▶ [DATASET EXTRACT]
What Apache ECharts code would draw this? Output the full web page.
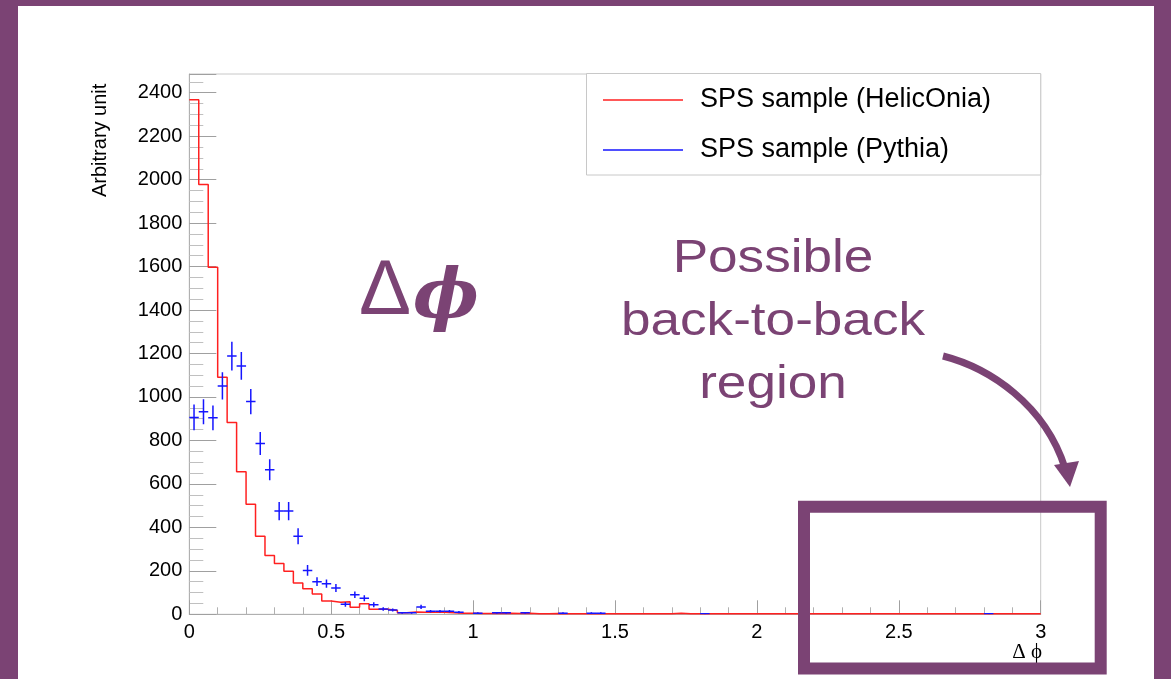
<!DOCTYPE html>
<html><head><meta charset="utf-8">
<script src="https://cdn.jsdelivr.net/npm/echarts/dist/echarts.min.js"></script>
<style>html,body{margin:0;padding:0;background:#fff}#c{width:1171px;height:679px}</style>
</head><body><div id="c"></div>
<script>
// ---- data ----
const xMin = 0, xMax = 3, nBins = 90;
const yMax = 2486;
const seriesNames = ['SPS sample (HelicOnia)', 'SPS sample (Pythia)'];
const helicOnia = [
  2368,1978,1597,1091,883,656,506,359,271,234,
  198,144,118,93,61,55,58,32,49,23,
  23,18,7,11,10,10,9,7,5,5,
  4,4,4,5,4,5,3,3,4,3,
  3,3,3,3,2,3,2,3,3,2,
  2,5,2,2,2,2,2,2,2,2,
  3,3,2,2,2,2,2,2,2,2,
  2,3,3,3,2,2,2,2,2,2,
  3,3,2,2,2,2,2,2,2,2];
const pythia = [
  906,932,904,1051,1188,1143,979,786,665,475,
  475,359,202,150,141,121,46,90,74,44,
  24,20,7,7,34,14,14,14,10,0,
  5,0,7,7,0,7,0,0,0,5,
  0,0,5,5,0,0,0,0,0,0,
  0,0,0,0,3,0,0,0,0,0,
  0,0,0,0,0,0,0,0,0,0,
  0,0,0,0,0,0,0,0,0,0,
  0,0,0,0,3,0,0,0,0,0];
const pythiaErr = [
  59,57,57,63,66,64,58,53,48,42,
  42,37,25,20,19,18,11,15,14,11,
  8,7,4,4,10,6,6,6,5,0,
  4,0,4,4,0,4,0,0,0,4,
  0,0,4,4,0,0,0,0,0,0,
  0,0,0,0,3,0,0,0,0,0,
  0,0,0,0,0,0,0,0,0,0,
  0,0,0,0,0,0,0,0,0,0,
  0,0,0,0,3,0,0,0,0,0];
const yAxisTitle = 'Arbitrary unit';
const xAxisTitle = 'Δ ϕ';
const bigLabel = ['Δ', 'ϕ'];
const noteText = 'Possible\nback-to-back\nregion';

// ---- build ----
const bw = (xMax - xMin) / nBins;
const redPts = helicOnia.map((v, i) => [xMin + i * bw, v]);
redPts.push([xMax, helicOnia[nBins - 1]]);
const bluePts = [];
pythia.forEach((v, i) => { if (v > 0) bluePts.push([xMin + (i + 0.5) * bw, v, pythiaErr[i]]); });

const PURPLE = '#7b4374';
const FONT = 'Liberation Sans, Arial, Helvetica, sans-serif';
const chart = echarts.init(document.getElementById('c'), null, {renderer: 'canvas'});
chart.setOption({
  animation: false,
  backgroundColor: '#fff',
  grid: {left: 189.3, right: 130.3, top: 74, bottom: 64.7, show: true, borderColor: '#c8c8c8', borderWidth: 1, backgroundColor: 'transparent'},
  xAxis: {
    type: 'value', min: xMin, max: xMax, interval: 0.5,
    axisLine: {show: true, onZero: false, lineStyle: {color: '#b0b0b0', width: 1}},
    axisTick: {show: true, inside: true, length: 14, lineStyle: {color: '#a0a0a0'}},
    minorTick: {show: true, splitNumber: 5, length: 7, lineStyle: {color: '#b0b0b0'}},
    splitLine: {show: false},
    axisLabel: {fontSize: 20, color: '#000', margin: 8, fontFamily: FONT, formatter: v => String(v)}
  },
  yAxis: {
    type: 'value', min: 0, max: yMax, interval: 200,
    axisLine: {show: true, lineStyle: {color: '#b0b0b0', width: 1}},
    axisTick: {show: true, inside: true, length: 27, lineStyle: {color: '#a0a0a0'}},
    minorTick: {show: true, splitNumber: 4, length: 14, lineStyle: {color: '#c0c0c0'}},
    splitLine: {show: false},
    axisLabel: {fontSize: 20, color: '#000', margin: 7, fontFamily: FONT, showMaxLabel: false, formatter: v => String(v)}
  },
  legend: {
    orient: 'vertical', left: 598, top: 77.5, itemWidth: 80, itemHeight: 1.5, itemGap: 15,
    icon: 'rect', selectedMode: false, z: 20,
    textStyle: {fontSize: 27, color: '#000', fontFamily: FONT, lineHeight: 30, padding: [5, 0, 0, 12]},
    data: seriesNames
  },
  series: [
    {
      name: seriesNames[0], type: 'line', step: 'end', data: redPts,
      symbol: 'none', showSymbol: false, z: 3,
      itemStyle: {color: '#ff2020'}, lineStyle: {color: '#ff2020', width: 1.5}
    },
    {
      name: seriesNames[1], type: 'custom', data: bluePts, z: 4, clip: true,
      itemStyle: {color: '#1515ff'},
      encode: {x: 0, y: 1},
      renderItem: function (params, api) {
        const xc = api.value(0), y = api.value(1), e = api.value(2);
        const l = api.coord([xc - bw / 2, y]), r = api.coord([xc + bw / 2, y]);
        const t = api.coord([xc, y + e]), b = api.coord([xc, Math.max(0, y - e)]);
        const st = {stroke: '#1515ff', lineWidth: 1.5};
        return {type: 'group', children: [
          {type: 'line', shape: {x1: l[0], y1: l[1], x2: r[0], y2: r[1]}, style: st},
          {type: 'line', shape: {x1: t[0], y1: t[1], x2: b[0], y2: b[1]}, style: st}
        ]};
      }
    }
  ],
  graphic: [
    {type: 'rect', shape: {x: 586.5, y: 73.5, width: 454.2, height: 101.5}, style: {fill: '#fff', stroke: '#c8c8c8', lineWidth: 1}, z: 5},
    {type: 'rect', shape: {x: 0, y: 0, width: 18, height: 679}, style: {fill: PURPLE}, z: 10},
    {type: 'rect', shape: {x: 1154, y: 0, width: 17, height: 679}, style: {fill: PURPLE}, z: 10},
    {type: 'rect', shape: {x: 0, y: 0, width: 1171, height: 6}, style: {fill: PURPLE}, z: 10},
    {type: 'text', x: 100, y: 197, rotation: Math.PI / 2, z: 10,
     style: {text: yAxisTitle, font: '20px ' + FONT, fill: '#000', align: 'left', verticalAlign: 'middle'}},
    {type: 'text', x: 1042, y: 652, z: 10,
     style: {text: xAxisTitle, font: '21px Liberation Serif, DejaVu Serif, serif', fill: '#000', align: 'right', verticalAlign: 'middle'}},
    {type: 'text', x: 359, y: 292, z: 10,
     style: {text: bigLabel[0], font: '78px ' + FONT, fill: PURPLE, align: 'left', verticalAlign: 'middle'}},
    {type: 'text', x: 413, y: 300, z: 10,
     style: {text: bigLabel[1], font: 'italic bold 70px DejaVu Serif, Liberation Serif, serif', fill: PURPLE, align: 'left', verticalAlign: 'middle'}},
    {type: 'text', x: 773, y: 322, scaleX: 1.13, z: 10,
     style: {text: noteText, font: '47px ' + FONT, lineHeight: 63, fill: PURPLE, align: 'center', verticalAlign: 'middle'}},
    {type: 'bezierCurve', z: 10,
     shape: {x1: 943, y1: 356, cpx1: 990, cpy1: 368, cpx2: 1045, cpy2: 405, x2: 1065, y2: 468},
     style: {stroke: PURPLE, lineWidth: 7, fill: null}},
    {type: 'polygon', z: 10, shape: {points: [[1054, 465], [1079, 461], [1070, 487]]}, style: {fill: PURPLE}},
    {type: 'rect', z: 10, shape: {x: 804, y: 506.7, width: 296.7, height: 161.8}, style: {fill: null, stroke: PURPLE, lineWidth: 12}}
  ]
});
</script></body></html>
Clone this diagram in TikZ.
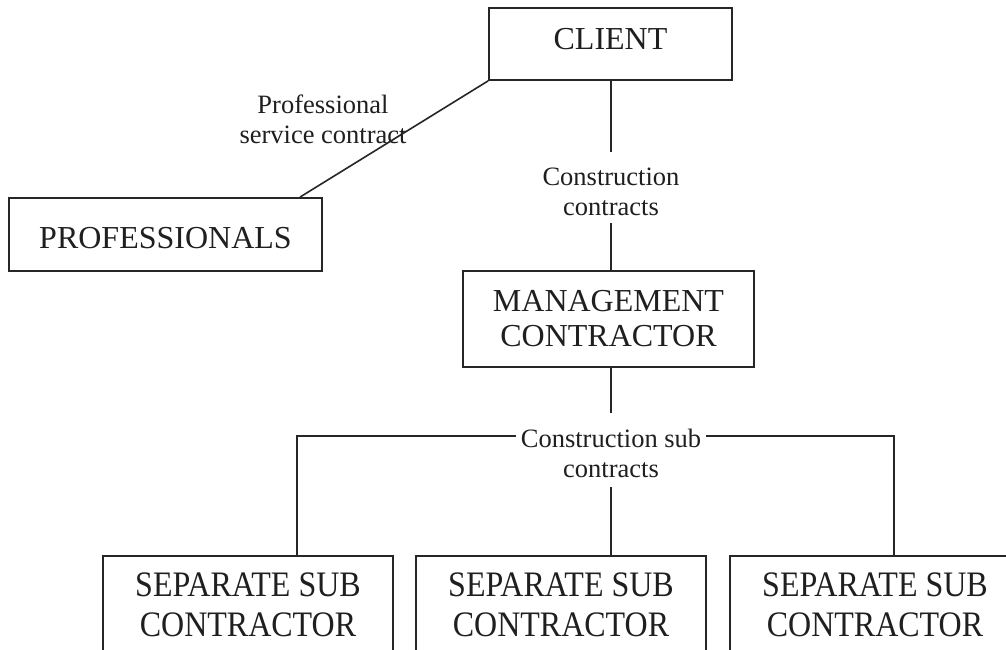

▶ [STATED EXERCISE]
Identify the lines above with the word "this". Copy them.

▶ [EXPECTED ANSWER]
What Apache ECharts code would draw this? Output the full web page.
Clone this diagram in TikZ.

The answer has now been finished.